Hg(II) binds to C–T mismatches with high affinity

Binding reactions of Hg(II) and Ag(I) to pyrimidine-pyrimidine mismatches in duplex DNA were characterized using fluorescent nucleobase analogs, thermal denaturation and (1)H NMR. Unlike Ag(I), Hg(II) exhibited stoichiometric, site-specific binding of C–T mismatches. The on- and off-rates of Hg(II) binding were approximately 10-fold faster to C–T mismatches (k(on) ≈ 10(5) M(−1) s(−1), k(off) ≈ 10(−3) s(−1)) as compared to T–T mismatches (k(on) ≈ 10(4) M(−1) s(−1), k(off) ≈ 10(−4) s(−1)), resulting in very similar equilibrium binding affinities for both types of ‘all natural’ metallo base pairs (K(d) ≈ 10–150 nM). These results are in contrast to thermal denaturation analyses, where duplexes containing T–T mismatches exhibited much larger increases in thermal stability upon addition of Hg(II) (ΔT(m) = 6–19°C), as compared to those containing C–T mismatches (ΔT(m) = 1–4°C).
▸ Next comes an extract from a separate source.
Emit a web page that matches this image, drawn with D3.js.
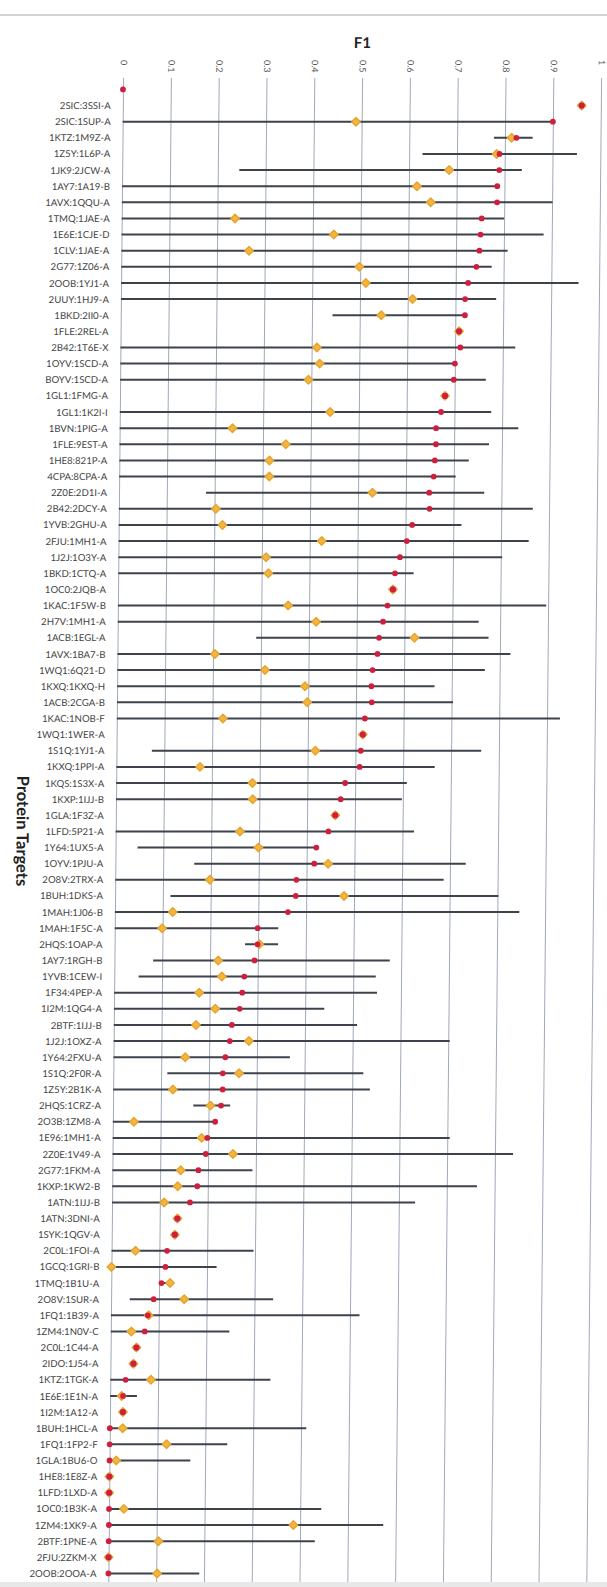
<!DOCTYPE html>
<html>
<head>
<meta charset="utf-8">
<script src="https://cdn.jsdelivr.net/npm/d3@7"></script>
<style>
  html, body { margin: 0; padding: 0; background: #ffffff; }
  svg { display: block; }
  text { font-family: Lato, "Open Sans", "DejaVu Sans", sans-serif; }
</style>
</head>
<body>
<svg id="chart" width="607" height="1587"></svg>
<script>
// Docked protein pairs, one row each (first row is an unlabeled reference point)
const categories = [
  "", "2SIC:3SSI-A", "2SIC:1SUP-A", "1KTZ:1M9Z-A", "1Z5Y:1L6P-A", "1JK9:2JCW-A",
  "1AY7:1A19-B", "1AVX:1QQU-A", "1TMQ:1JAE-A", "1E6E:1CJE-D", "1CLV:1JAE-A",
  "2G77:1Z06-A", "2OOB:1YJ1-A", "2UUY:1HJ9-A", "1BKD:2II0-A", "1FLE:2REL-A",
  "2B42:1T6E-X", "1OYV:1SCD-A", "BOYV:1SCD-A", "1GL1:1FMG-A", "1GL1:1K2I-I",
  "1BVN:1PIG-A", "1FLE:9EST-A", "1HE8:821P-A", "4CPA:8CPA-A", "2Z0E:2D1I-A",
  "2B42:2DCY-A", "1YVB:2GHU-A", "2FJU:1MH1-A", "1J2J:1O3Y-A", "1BKD:1CTQ-A",
  "1OC0:2JQB-A", "1KAC:1F5W-B", "2H7V:1MH1-A", "1ACB:1EGL-A", "1AVX:1BA7-B",
  "1WQ1:6Q21-D", "1KXQ:1KXQ-H", "1ACB:2CGA-B", "1KAC:1NOB-F", "1WQ1:1WER-A",
  "1S1Q:1YJ1-A", "1KXQ:1PPI-A", "1KQS:1S3X-A", "1KXP:1IJJ-B", "1GLA:1F3Z-A",
  "1LFD:5P21-A", "1Y64:1UX5-A", "1OYV:1PJU-A", "2O8V:2TRX-A", "1BUH:1DKS-A",
  "1MAH:1J06-B", "1MAH:1F5C-A", "2HQS:1OAP-A", "1AY7:1RGH-B", "1YVB:1CEW-I",
  "1F34:4PEP-A", "1I2M:1QG4-A", "2BTF:1IJJ-B", "1J2J:1OXZ-A", "1Y64:2FXU-A",
  "1S1Q:2F0R-A", "1Z5Y:2B1K-A", "2HQS:1CRZ-A", "2O3B:1ZM8-A", "1E96:1MH1-A",
  "2Z0E:1V49-A", "2G77:1FKM-A", "1KXP:1KW2-B", "1ATN:1IJJ-B", "1ATN:3DNI-A",
  "1SYK:1QGV-A", "2C0L:1FOI-A", "1GCQ:1GRI-B", "1TMQ:1B1U-A", "2O8V:1SUR-A",
  "1FQ1:1B39-A", "1ZM4:1N0V-C", "2C0L:1C44-A", "2IDO:1J54-A", "1KTZ:1TGK-A",
  "1E6E:1E1N-A", "1I2M:1A12-A", "1BUH:1HCL-A", "1FQ1:1FP2-F", "1GLA:1BU6-O",
  "1HE8:1E8Z-A", "1LFD:1LXD-A", "1OC0:1B3K-A", "1ZM4:1XK9-A", "2BTF:1PNE-A",
  "2FJU:2ZKM-X", "2OOB:2OOA-A"
];

// Red markers: top F1 per target
const topF1 = [
  0, 0.96, 0.90, 0.824, 0.789, 0.789,
  0.785, 0.785, 0.753, 0.751, 0.749,
  0.743, 0.726, 0.72, 0.72, 0.708,
  0.711, 0.70, 0.698, 0.68, 0.672,
  0.662, 0.662, 0.66, 0.658, 0.649,
  0.65, 0.614, 0.603, 0.589, 0.579,
  0.575, 0.564, 0.555, 0.547, 0.544,
  0.534, 0.532, 0.533, 0.519, 0.515,
  0.511, 0.509, 0.479, 0.47, 0.459,
  0.445, 0.42, 0.416, 0.379, 0.378,
  0.362, 0.299, 0.299, 0.293, 0.272,
  0.268, 0.263, 0.247, 0.243, 0.234,
  0.229, 0.229, 0.226, 0.214, 0.198,
  0.195, 0.18, 0.178, 0.163, 0.137,
  0.132, 0.116, 0.113, 0.105, 0.089,
  0.077, 0.071, 0.054, 0.048, 0.032,
  0.027, 0.027, 0, 0, 0,
  0, 0, 0, 0, 0,
  0, 0
];

// Orange markers: average F1 per target
const meanF1 = [
  null, 0.96, 0.488, 0.814, 0.783, 0.684,
  0.617, 0.646, 0.237, 0.444, 0.267,
  0.498, 0.512, 0.61, 0.545, 0.708,
  0.411, 0.417, 0.394, 0.68, 0.44,
  0.236, 0.348, 0.314, 0.314, 0.53,
  0.203, 0.217, 0.425, 0.309, 0.314,
  0.575, 0.356, 0.415, 0.621, 0.204,
  0.309, 0.393, 0.398, 0.222, 0.515,
  0.416, 0.175, 0.285, 0.286, 0.459,
  0.26, 0.299, 0.445, 0.198, 0.479,
  0.121, 0.099, 0.303, 0.217, 0.225,
  0.178, 0.212, 0.172, 0.283, 0.15,
  0.263, 0.125, 0.204, 0.044, 0.186,
  0.252, 0.143, 0.137, 0.109, 0.137,
  0.132, 0.05, 0.0, 0.123, 0.153,
  0.079, 0.043, 0.054, 0.048, 0.085,
  0.024, 0.027, 0.027, 0.119, 0.014,
  0, 0, 0.031, 0.386, 0.104,
  0, 0.102
];

// Horizontal range of F1 values (null where the range collapses to a point)
const rangeLow = [
  null, null, 0, 0.777, 0.628, 0.245,
  0, 0, 0, 0, 0,
  0, 0, 0, 0.443, null,
  0, 0, 0, null, 0,
  0, 0, 0, 0, 0.182,
  0, 0, 0, 0, 0,
  null, 0, 0, 0.29, 0,
  0, 0, 0, 0, null,
  0.074, 0, 0, 0, null,
  0, 0.046, 0.165, 0, 0.116,
  0, 0, 0.273, 0.081, 0.051,
  0, 0, 0, 0, 0,
  0.113, 0, 0.168, 0, 0,
  0, 0, 0, 0, null,
  null, 0, 0, 0.1, 0.039,
  0, 0, null, null, 0,
  0, null, 0, 0, 0,
  null, null, 0, 0, 0,
  null, 0
];
const rangeHigh = [
  null, null, 0.90, 0.858, 0.951, 0.836,
  0.785, 0.901, 0.80, 0.883, 0.808,
  0.775, 0.957, 0.785, 0.72, null,
  0.826, 0.70, 0.765, null, 0.777,
  0.834, 0.773, 0.731, 0.704, 0.764,
  0.866, 0.717, 0.858, 0.803, 0.618,
  null, 0.896, 0.755, 0.776, 0.822,
  0.769, 0.664, 0.703, 0.927, null,
  0.763, 0.666, 0.608, 0.598, null,
  0.624, 0.422, 0.733, 0.687, 0.802,
  0.846, 0.342, 0.342, 0.576, 0.547,
  0.55, 0.44, 0.509, 0.703, 0.369,
  0.523, 0.537, 0.245, 0.214, 0.705,
  0.838, 0.293, 0.763, 0.634, null,
  null, 0.297, 0.22, 0.125, 0.339,
  0.52, 0.248, null, null, 0.335,
  0.056, null, 0.411, 0.246, 0.169,
  null, null, 0.444, 0.574, 0.431,
  null, 0.19
];

const xTicks = [0, 0.1, 0.2, 0.3, 0.4, 0.5, 0.6, 0.7, 0.8, 0.9, 1];
const xTickLabels = ["0", "0.1", "0.2", "0.3", "0.4", "0.5", "0.6", "0.7", "0.8", "0.9", "1"];

const W = 607, H = 1587;
const gridTop = 78, gridBottom = 1582;
const svg = d3.select("#chart");

// page edges
svg.append("line")
  .attr("x1", 0).attr("x2", W).attr("y1", 15).attr("y2", 15)
  .attr("stroke", "#d2d2d2").attr("stroke-width", 2);
svg.append("rect")
  .attr("x", 0).attr("y", gridBottom).attr("width", W).attr("height", H - gridBottom)
  .attr("fill", "#e8e8e8");

// the whole sheet leans slightly to the left towards the bottom
const pivotY = 89;
const g = svg.append("g")
  .attr("transform", `translate(0,${pivotY}) skewX(-0.563) translate(0,${-pivotY})`);

const x = d3.scaleLinear().domain([0, 1]).range([123, 601]);
const rows = d3.range(categories.length);
const y = d3.scalePoint().domain(rows).range([89.4, 1573.4]);

// vertical gridlines + rotated tick labels on top
const xAxis = g.append("g")
  .attr("transform", `translate(0,${gridTop})`)
  .call(d3.axisTop(x)
    .tickValues(xTicks)
    .tickFormat((d, i) => xTickLabels[i])
    .tickSize(-(gridBottom - gridTop))
    .tickPadding(0));
xAxis.select(".domain").remove();
xAxis.selectAll(".tick line")
  .attr("stroke", "#a0a9b8").attr("stroke-width", 1);
xAxis.selectAll(".tick text")
  .attr("transform", "translate(0,-18) rotate(90)")
  .attr("x", 0).attr("y", 0).attr("dy", "0.35em")
  .attr("text-anchor", "start")
  .attr("font-size", 9).attr("fill", "#555");

// axis title
g.append("text")
  .attr("x", (x(0) + x(1)) / 2).attr("y", 48)
  .attr("text-anchor", "middle")
  .attr("font-size", 15).attr("font-weight", 700).attr("fill", "#222")
  .text("F1");

// category labels
const yAxis = g.append("g")
  .attr("transform", `translate(${x(0)},0)`)
  .call(d3.axisLeft(y).tickFormat(i => categories[i]).tickSize(0).tickPadding(12));
yAxis.select(".domain").remove();
yAxis.selectAll(".tick text")
  .attr("font-size", 9.6).attr("fill", "#444");

g.append("text")
  .attr("transform", `translate(24,831) rotate(90)`)
  .attr("text-anchor", "middle")
  .attr("font-size", 16.5).attr("font-weight", 700).attr("fill", "#222")
  .text("Protein Targets");

// F1 ranges
const ranged = rows.filter(i => rangeLow[i] !== null && rangeHigh[i] !== null);
g.append("g").selectAll("line")
  .data(ranged)
  .join("line")
  .attr("x1", i => x(rangeLow[i])).attr("x2", i => x(rangeHigh[i]))
  .attr("y1", i => y(i)).attr("y2", i => y(i))
  .attr("stroke", "#3d424b").attr("stroke-width", 2);

// average markers
const diamond = d3.symbol(d3.symbolDiamond2, 46);
g.append("g").selectAll("path")
  .data(rows.filter(i => meanF1[i] !== null))
  .join("path")
  .attr("d", diamond)
  .attr("transform", i => `translate(${x(meanF1[i])},${y(i)})`)
  .attr("fill", "#f3b63c").attr("stroke", "#e6a230")
  .attr("stroke-width", 1.4).attr("stroke-linejoin", "round");

// top markers
g.append("g").selectAll("circle")
  .data(rows)
  .join("circle")
  .attr("cx", i => x(topF1[i])).attr("cy", i => y(i))
  .attr("r", i => (rangeLow[i] === null && meanF1[i] !== null) ? 3.1 : 2.9)
  .attr("fill", "#cf1f3e");
</script>
</body>
</html>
In addition to revealing the high thermodynamic and kinetic stabilities of C–Hg(II)–T base pairs, our results demonstrate that fluorescent nucleobase analogs enable highly sensitive detection and characterization of metal-mediated base pairs – even in situations where metal binding has little or no impact on the thermal stability of the duplex.